Не сошлись характерами


Десятая – одна из вершинных симфоний Шостаковича, симфония-исповедь. Шостакович ясно это обозначил, поставив в ней авторской подписью мотив-монограмму. Зашифрованные инициалы Д. Ш. превратились в изломанный мотив DSCH, пронизывающий партитуру.

Американский эстонец Пааво Ярви, сын знаменитого дирижера Неэми Ярви, продолжающий династию дирижеров мирового класса, мог стать достойным интерпретатором Десятой. Но исповедальный накал симфонии и скупой на эмоции дирижер просто не сошлись характерами.

Дисциплина была на редком для оркестра уровне. Музыканты выучили партии и синхронно повиновались капельмейстерскому жесту Ярви. Нужно отдать должное руководителю, сумевшему точно соотнести оркестровые массы во времени и надежно, хоть и без изысков, выверить баланс.

Однако в партитуре Десятой много мест, где в оркестровой ткани надежно прописано слушательское потрясение. Волосы на голове должны стать дыбом уже в самом начале симфонии, выползающем из контрабасового мрака. Но в этот раз не было ни тишины, ни жути.
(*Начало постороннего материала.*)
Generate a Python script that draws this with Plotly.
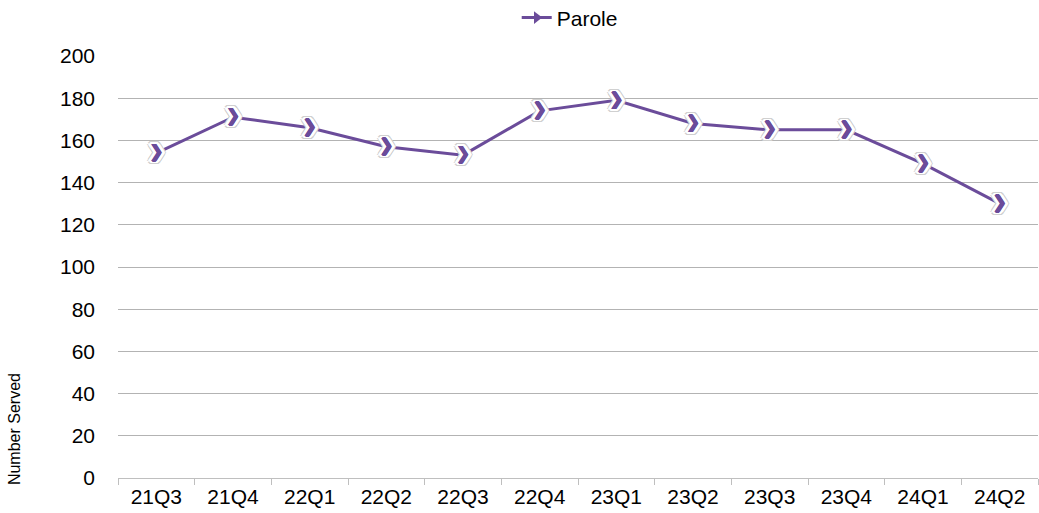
import plotly.graph_objects as go

quarters = ["21Q3", "21Q4", "22Q1", "22Q2", "22Q3", "22Q4", "23Q1", "23Q2", "23Q3", "23Q4", "24Q1", "24Q2"]
parole = [154, 171, 166, 157, 153, 174, 179, 168, 165, 165, 149, 130]

purple = "#6B4C9A"
FONT = "Liberation Sans, Arial, sans-serif"
chev = ["❯"] * len(parole)

# outline halo built from text shadows: purple thickening, white ring, grey ring
shadows = []
for dx, dy in [(0.7, 0), (-0.7, 0), (0, 0.7), (0, -0.7)]:
    shadows.append(f"{dx}px {dy}px 0 {purple}")
ring_w = [(-3, 0), (3, 0), (0, -2), (0, 2), (-2, -2), (2, -2), (-2, 2), (2, 2),
          (-4, 0), (4, 0), (-1, -2), (1, 2), (-1, 2), (1, -2), (-3, -1), (3, 1), (-3, 1), (3, -1)]
for dx, dy in ring_w:
    shadows.append(f"{dx}px {dy}px 0 white")
ring_g = [(-5, 0), (5, 0), (0, -3), (0, 3), (-3, -3), (3, -3), (-3, 3), (3, 3),
          (-4, -2), (4, 2), (-4, 2), (4, -2)]
for dx, dy in ring_g:
    shadows.append(f"{dx}px {dy}px 0 #d0d0d0")
shadow_css = ", ".join(shadows)

fig = go.Figure()
fig.add_trace(go.Scatter(
    x=quarters, y=parole, mode="lines", showlegend=False,
    line=dict(color=purple, width=3),
))
fig.add_trace(go.Scatter(
    x=quarters, y=parole, mode="text", showlegend=False, hoverinfo="skip",
    text=chev, textposition="middle center",
    textfont=dict(family="DejaVu Sans", size=17, color=purple, shadow=shadow_css),
))
fig.add_trace(go.Scatter(
    x=[None], y=[None], mode="lines+markers", name="Parole",
    line=dict(color=purple, width=3),
    marker=dict(symbol="triangle-right", size=11, color=purple),
))

fig.update_layout(
    width=1039, height=513,
    margin=dict(l=118, r=1, t=56, b=35, autoexpand=False),
    paper_bgcolor="white", plot_bgcolor="white",
    font=dict(family=FONT, size=21, color="#000000"),
    legend=dict(orientation="h", x=0.491, xanchor="center", y=0.965, yanchor="middle",
                yref="container", font=dict(size=21, family=FONT)),
    xaxis=dict(type="category", range=[-0.5, len(quarters) - 0.5], showgrid=False,
               showline=True, linecolor="#bfbfbf",
               ticks="outside", tickson="boundaries", ticklen=6, tickcolor="#bfbfbf",
               tickfont=dict(size=21), automargin=False),
    yaxis=dict(range=[0, 200], dtick=20, showgrid=True, gridcolor="#b3b3b3", gridwidth=1,
               zeroline=False, showline=False, ticks="", ticklabelstandoff=22,
               tickfont=dict(size=21), automargin=False),
    annotations=[dict(text="Number Served", xref="paper", yref="paper",
                      x=-0.113, y=0.116, xanchor="center", yanchor="middle",
                      showarrow=False, textangle=-90, font=dict(size=16, family=FONT))],
)
fig.add_shape(type="line", xref="paper", yref="y", x0=0, x1=0, y0=0, y1=-3,
              line=dict(color="#bfbfbf", width=1))
fig.write_html("out.html", config={"displayModeBar": False},
               post_script="document.body.style.margin='0';")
Вместо Вальпургиевой ночи в Скерцо, где над самым ухом издевательски жужжит и кружится свистящая чертовщина, был слышен грохот ударных и недифференцированное tutti.

В завершении третьей части – Allegretto – в безмолвии оркестра трижды звучит мотив-монограмма, рисунком напоминающий крест. Скрипичные верха, острое staccato – четыре гвоздя для распятия. Этому пронизывающему моменту дирижер не уделил особенного внимания, прозвучали честные четыре ноты.

Впрочем, оцепенелая рефлексия в конце первой части была хороша: выровненные соло провели деревянные духовые – гордость оркестра Мариинки.

Первое же отделение концерта осталось начисто декоративным. Во Втором фортепианном концерте Шостаковича солистка Аника Вавич (Вена) героически пыталась извлечь из глухого рояля, стоящего на мариинской сцене, достаточное количество звука. Но стремительным пассажам в крайних частях не хватило блеска настолько, что их заглушало даже pizzicato струнных – как раз здесь некстати гулкое.

Первая симфония Шумана поманила бодрой слаженностью первой части, но уже к Скерцо утомили маршеподобные темпы и однообразие интонации.

Монументальный цикл заканчивается – сыграно уже 12 из 15 симфоний, выступили четыре из пяти приглашенных дирижеров. Самый счастливый билет выпал искрящейся Девятой симфонии с феерическим Эсой-Пеккой Салоненом – точное попадание в темперамент дирижера.

Вероятно, общий результат мог быть иным, если бы в составлении цикла решающую роль играла индивидуальность – и симфонии, и дирижера.